* INSTRUCTIONS FOR THE TASK
Quote exactly, and only, the lines of the material below from the line with "Reproduce this diagram with TikZ." through the line with "(test.west) -- cycle;".

* DATA TO USE
——————

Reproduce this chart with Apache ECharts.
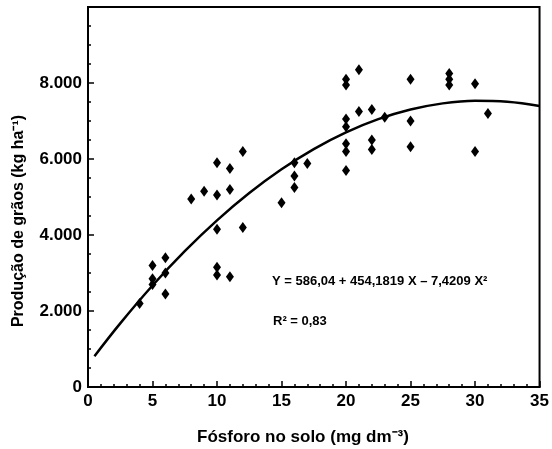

——————

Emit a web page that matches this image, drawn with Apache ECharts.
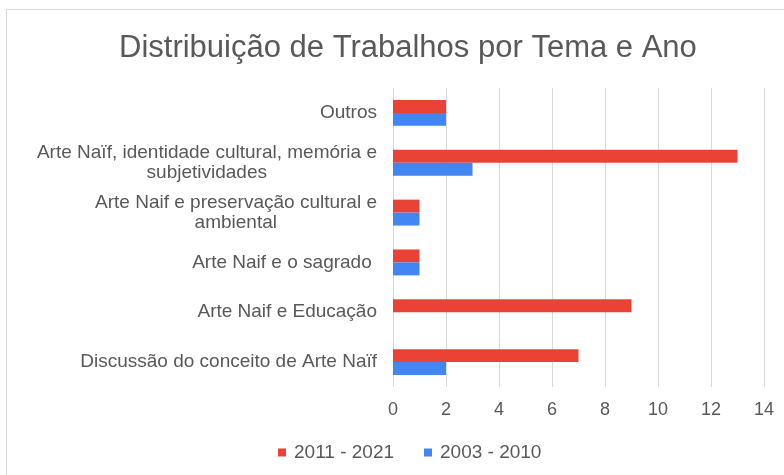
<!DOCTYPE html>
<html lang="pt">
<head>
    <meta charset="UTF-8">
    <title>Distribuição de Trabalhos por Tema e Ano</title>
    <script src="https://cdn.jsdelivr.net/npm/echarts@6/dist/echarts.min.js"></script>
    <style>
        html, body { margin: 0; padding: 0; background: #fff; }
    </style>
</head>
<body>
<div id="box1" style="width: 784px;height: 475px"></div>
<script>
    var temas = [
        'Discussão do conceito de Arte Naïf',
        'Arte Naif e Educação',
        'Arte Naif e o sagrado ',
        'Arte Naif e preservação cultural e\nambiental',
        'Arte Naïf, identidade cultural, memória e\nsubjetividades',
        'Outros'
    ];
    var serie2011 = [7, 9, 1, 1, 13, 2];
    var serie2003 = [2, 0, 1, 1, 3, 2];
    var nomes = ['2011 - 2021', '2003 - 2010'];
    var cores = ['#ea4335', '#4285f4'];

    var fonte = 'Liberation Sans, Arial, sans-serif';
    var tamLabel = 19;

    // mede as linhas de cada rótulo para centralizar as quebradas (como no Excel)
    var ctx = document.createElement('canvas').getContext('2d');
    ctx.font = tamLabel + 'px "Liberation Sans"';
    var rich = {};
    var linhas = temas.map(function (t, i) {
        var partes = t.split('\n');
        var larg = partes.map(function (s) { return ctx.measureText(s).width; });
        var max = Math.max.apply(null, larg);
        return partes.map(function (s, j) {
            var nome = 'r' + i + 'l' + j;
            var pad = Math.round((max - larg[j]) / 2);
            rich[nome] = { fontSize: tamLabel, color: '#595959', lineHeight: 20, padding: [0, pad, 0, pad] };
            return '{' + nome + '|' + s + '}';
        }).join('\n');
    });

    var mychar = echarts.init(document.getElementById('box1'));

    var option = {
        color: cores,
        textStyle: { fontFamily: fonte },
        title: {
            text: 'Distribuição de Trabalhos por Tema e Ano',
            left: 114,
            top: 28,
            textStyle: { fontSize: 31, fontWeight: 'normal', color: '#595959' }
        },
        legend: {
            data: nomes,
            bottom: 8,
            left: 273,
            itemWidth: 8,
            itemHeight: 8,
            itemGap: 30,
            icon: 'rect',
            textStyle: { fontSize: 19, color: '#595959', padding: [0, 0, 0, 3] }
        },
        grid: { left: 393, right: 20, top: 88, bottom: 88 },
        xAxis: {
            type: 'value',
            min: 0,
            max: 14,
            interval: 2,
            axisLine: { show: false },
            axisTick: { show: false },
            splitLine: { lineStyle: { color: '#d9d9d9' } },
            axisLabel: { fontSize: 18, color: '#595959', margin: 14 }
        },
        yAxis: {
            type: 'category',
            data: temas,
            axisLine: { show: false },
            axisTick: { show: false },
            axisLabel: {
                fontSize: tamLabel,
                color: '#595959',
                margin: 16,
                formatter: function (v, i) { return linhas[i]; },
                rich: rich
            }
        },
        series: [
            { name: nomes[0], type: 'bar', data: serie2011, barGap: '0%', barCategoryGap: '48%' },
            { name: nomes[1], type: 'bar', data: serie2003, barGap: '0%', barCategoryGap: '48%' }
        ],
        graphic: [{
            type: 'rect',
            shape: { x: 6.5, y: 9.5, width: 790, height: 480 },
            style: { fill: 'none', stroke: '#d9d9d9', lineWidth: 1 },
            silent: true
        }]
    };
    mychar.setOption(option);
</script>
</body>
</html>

——————

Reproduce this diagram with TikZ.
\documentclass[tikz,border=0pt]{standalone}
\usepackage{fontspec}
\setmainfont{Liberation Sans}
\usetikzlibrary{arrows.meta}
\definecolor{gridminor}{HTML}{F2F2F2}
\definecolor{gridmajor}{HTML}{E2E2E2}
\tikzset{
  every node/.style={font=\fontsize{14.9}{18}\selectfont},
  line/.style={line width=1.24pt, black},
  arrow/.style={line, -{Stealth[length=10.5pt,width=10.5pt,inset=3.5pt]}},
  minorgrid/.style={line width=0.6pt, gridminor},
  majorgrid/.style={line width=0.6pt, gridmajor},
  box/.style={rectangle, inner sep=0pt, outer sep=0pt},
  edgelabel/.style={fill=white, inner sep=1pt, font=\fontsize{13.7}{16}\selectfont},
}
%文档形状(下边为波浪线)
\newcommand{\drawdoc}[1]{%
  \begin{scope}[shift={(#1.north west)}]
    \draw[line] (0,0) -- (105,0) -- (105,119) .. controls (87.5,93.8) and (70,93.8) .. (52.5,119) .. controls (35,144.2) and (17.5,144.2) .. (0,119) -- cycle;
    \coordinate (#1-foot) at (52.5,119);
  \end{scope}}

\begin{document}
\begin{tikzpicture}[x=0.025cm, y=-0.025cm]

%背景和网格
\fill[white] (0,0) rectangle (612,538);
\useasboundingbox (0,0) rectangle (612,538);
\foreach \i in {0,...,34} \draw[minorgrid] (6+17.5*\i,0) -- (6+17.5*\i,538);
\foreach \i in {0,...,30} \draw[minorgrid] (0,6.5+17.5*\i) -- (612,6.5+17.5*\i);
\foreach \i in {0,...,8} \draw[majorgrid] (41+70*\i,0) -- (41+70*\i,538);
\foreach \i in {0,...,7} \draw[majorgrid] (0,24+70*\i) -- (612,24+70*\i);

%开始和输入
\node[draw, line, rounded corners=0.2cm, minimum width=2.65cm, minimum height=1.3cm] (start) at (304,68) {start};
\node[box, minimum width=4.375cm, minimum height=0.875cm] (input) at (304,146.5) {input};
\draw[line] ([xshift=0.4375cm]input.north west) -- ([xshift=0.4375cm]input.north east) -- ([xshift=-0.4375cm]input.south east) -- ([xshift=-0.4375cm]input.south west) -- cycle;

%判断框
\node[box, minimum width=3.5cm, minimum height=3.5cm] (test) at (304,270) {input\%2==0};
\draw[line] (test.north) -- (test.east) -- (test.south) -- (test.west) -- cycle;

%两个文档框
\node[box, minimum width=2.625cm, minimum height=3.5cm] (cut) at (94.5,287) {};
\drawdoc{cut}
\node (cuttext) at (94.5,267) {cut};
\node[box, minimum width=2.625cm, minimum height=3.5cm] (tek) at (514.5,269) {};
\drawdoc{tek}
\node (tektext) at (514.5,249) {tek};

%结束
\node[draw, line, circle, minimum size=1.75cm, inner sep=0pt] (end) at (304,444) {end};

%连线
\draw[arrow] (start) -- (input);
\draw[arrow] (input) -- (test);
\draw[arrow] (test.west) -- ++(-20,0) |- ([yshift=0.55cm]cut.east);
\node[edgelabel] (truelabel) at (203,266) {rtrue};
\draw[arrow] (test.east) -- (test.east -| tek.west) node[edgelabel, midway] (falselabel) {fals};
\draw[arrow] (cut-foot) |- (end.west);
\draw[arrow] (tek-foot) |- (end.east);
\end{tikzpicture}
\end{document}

——————

* RESPONSE TO THIS TASK
Reproduce this diagram with TikZ.
\documentclass[tikz,border=0pt]{standalone}
\usepackage{fontspec}
\setmainfont{Liberation Sans}
\usetikzlibrary{arrows.meta}
\definecolor{gridminor}{HTML}{F2F2F2}
\definecolor{gridmajor}{HTML}{E2E2E2}
\tikzset{
  every node/.style={font=\fontsize{14.9}{18}\selectfont},
  line/.style={line width=1.24pt, black},
  arrow/.style={line, -{Stealth[length=10.5pt,width=10.5pt,inset=3.5pt]}},
  minorgrid/.style={line width=0.6pt, gridminor},
  majorgrid/.style={line width=0.6pt, gridmajor},
  box/.style={rectangle, inner sep=0pt, outer sep=0pt},
  edgelabel/.style={fill=white, inner sep=1pt, font=\fontsize{13.7}{16}\selectfont},
}
%文档形状(下边为波浪线)
\newcommand{\drawdoc}[1]{%
  \begin{scope}[shift={(#1.north west)}]
    \draw[line] (0,0) -- (105,0) -- (105,119) .. controls (87.5,93.8) and (70,93.8) .. (52.5,119) .. controls (35,144.2) and (17.5,144.2) .. (0,119) -- cycle;
    \coordinate (#1-foot) at (52.5,119);
  \end{scope}}

\begin{document}
\begin{tikzpicture}[x=0.025cm, y=-0.025cm]

%背景和网格
\fill[white] (0,0) rectangle (612,538);
\useasboundingbox (0,0) rectangle (612,538);
\foreach \i in {0,...,34} \draw[minorgrid] (6+17.5*\i,0) -- (6+17.5*\i,538);
\foreach \i in {0,...,30} \draw[minorgrid] (0,6.5+17.5*\i) -- (612,6.5+17.5*\i);
\foreach \i in {0,...,8} \draw[majorgrid] (41+70*\i,0) -- (41+70*\i,538);
\foreach \i in {0,...,7} \draw[majorgrid] (0,24+70*\i) -- (612,24+70*\i);

%开始和输入
\node[draw, line, rounded corners=0.2cm, minimum width=2.65cm, minimum height=1.3cm] (start) at (304,68) {start};
\node[box, minimum width=4.375cm, minimum height=0.875cm] (input) at (304,146.5) {input};
\draw[line] ([xshift=0.4375cm]input.north west) -- ([xshift=0.4375cm]input.north east) -- ([xshift=-0.4375cm]input.south east) -- ([xshift=-0.4375cm]input.south west) -- cycle;

%判断框
\node[box, minimum width=3.5cm, minimum height=3.5cm] (test) at (304,270) {input\%2==0};
\draw[line] (test.north) -- (test.east) -- (test.south) -- (test.west) -- cycle;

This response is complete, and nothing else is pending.